To my surprise, Roy began laughing uncontrollably. “Oh dude, that’s a classic conference-call prank.”
I pondered that for a bit. “Now that you mention it, yeah. I just hadn’t thought of that at the time.” Then my heart sank. “Oh shit, I bet it was Addison. Doesn’t Christian usually go by Chris?”
“I dunno. Wasn’t he the guy that beat you up, like, two weeks ago?”
“Yeah. Fucking bastard and his two asshole brothers, too.” We flew under the Ortega Highway bridge. “Just because I was going out with their cousin.”

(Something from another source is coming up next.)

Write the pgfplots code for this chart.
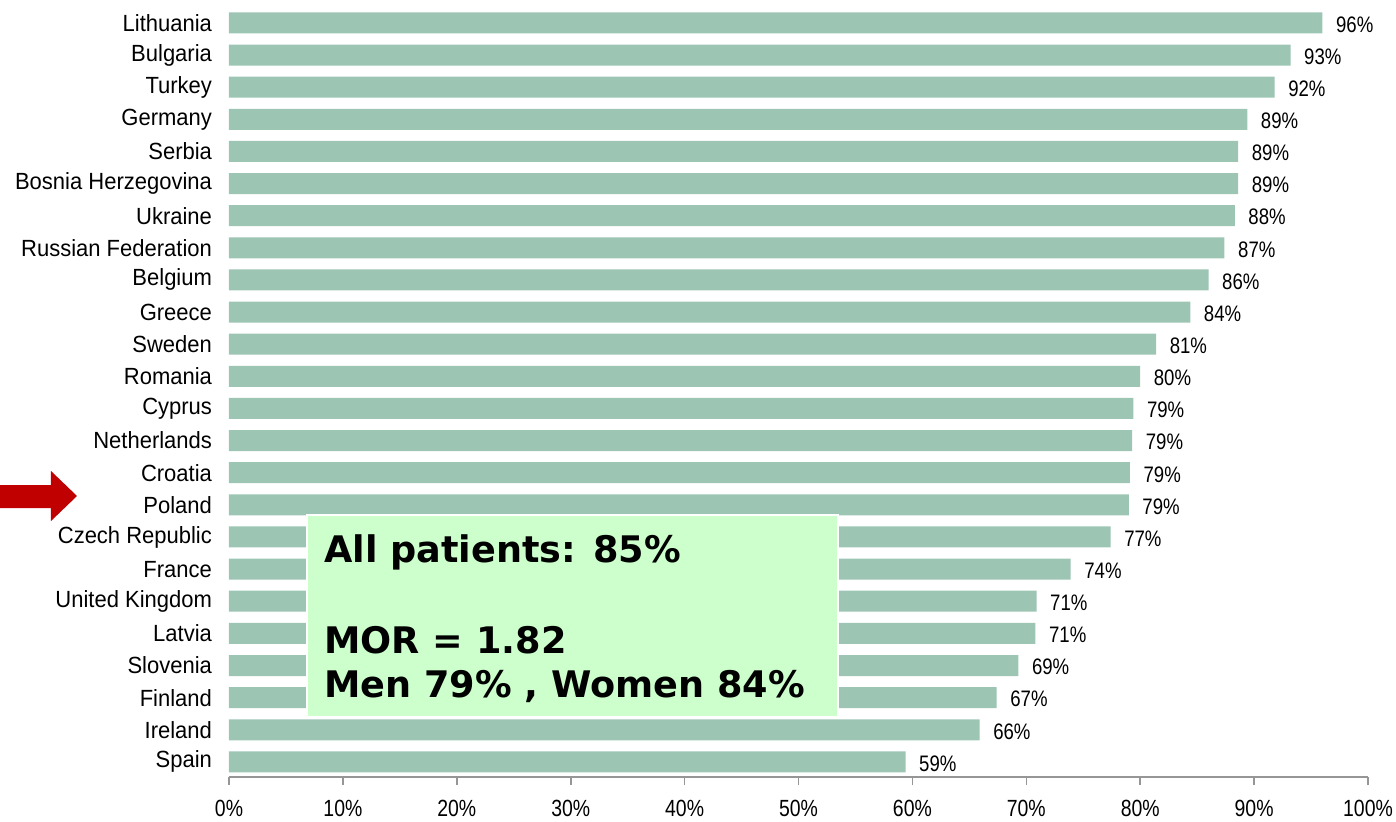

“Girls, man, fuckin’ tell me about it,” says Roy, and then he’s off on another verbal bender about Nadia. “She doesn’t trust me anymore, Derek. Hell, it was like pulling teeth to try and find out where the fuck we’re supposed to show up tonight.”
I merged toward the PCH off-ramp. “Yeah, why hold out over a goddamn underage kegger at the Doubletree? I’ll be surprised if it’s still going when we get there.”
“What?” Roy sounds slightly shocked. “No no, it was moved.”
“What was moved?”
“The party, the venue, dude. I got it from Nadia, who had it from Liv-new locale is, like, a huge fuck-off suite at the Holiday Inn on Coast Highway.”
My blood seems to stop flowing, and I almost drive us right off the exit ramp. “A wha…? A fuckin’… penthouse? They-they have those there?” I wrack my brain stupidly as a new, dangerous reality threatens to crash the immediate future. I should pull over. I should fucking pull over right now, and call 911 or something, but I don’t. I’m too frozen and absolutely unable to improvise, so I just keep driving, on up PCH in the completely opposite direction from the Doubletree. Away from Kelley. Away from the plan. Away from security and knowledge and safety into something unknown and unreliable.
“Yeah,” nods Roy. “I guess Liv had found out her brother the cop had picked up on it, so they decided to just move the thing instead of calling it off. I mean, Lisa bought all that liquor, and who was gonna help them drink it? I can’t do it all myself, dude.” He smiles as we get to Del Obispo, and soon I can see the new hotel, the ugly thing looming up out of the night like Norman Bates’ favorite rest stop.
I take advantage of the red light to close my eyes, breathe deep, and try not to panic. Maybe I’m overreacting. I’ve been able to just roll with things before, to calmly and coolly deal with many irregular and weird situations that the world had thrown at me. How hard can it be this time?
The light changes and I realize that I don’t care, I’m not worried. I might lose my cool, but it won’t matter. Whatever happens tonight, I know I can deal with it. I know I can handle those coke-addled Addison motherfuckers.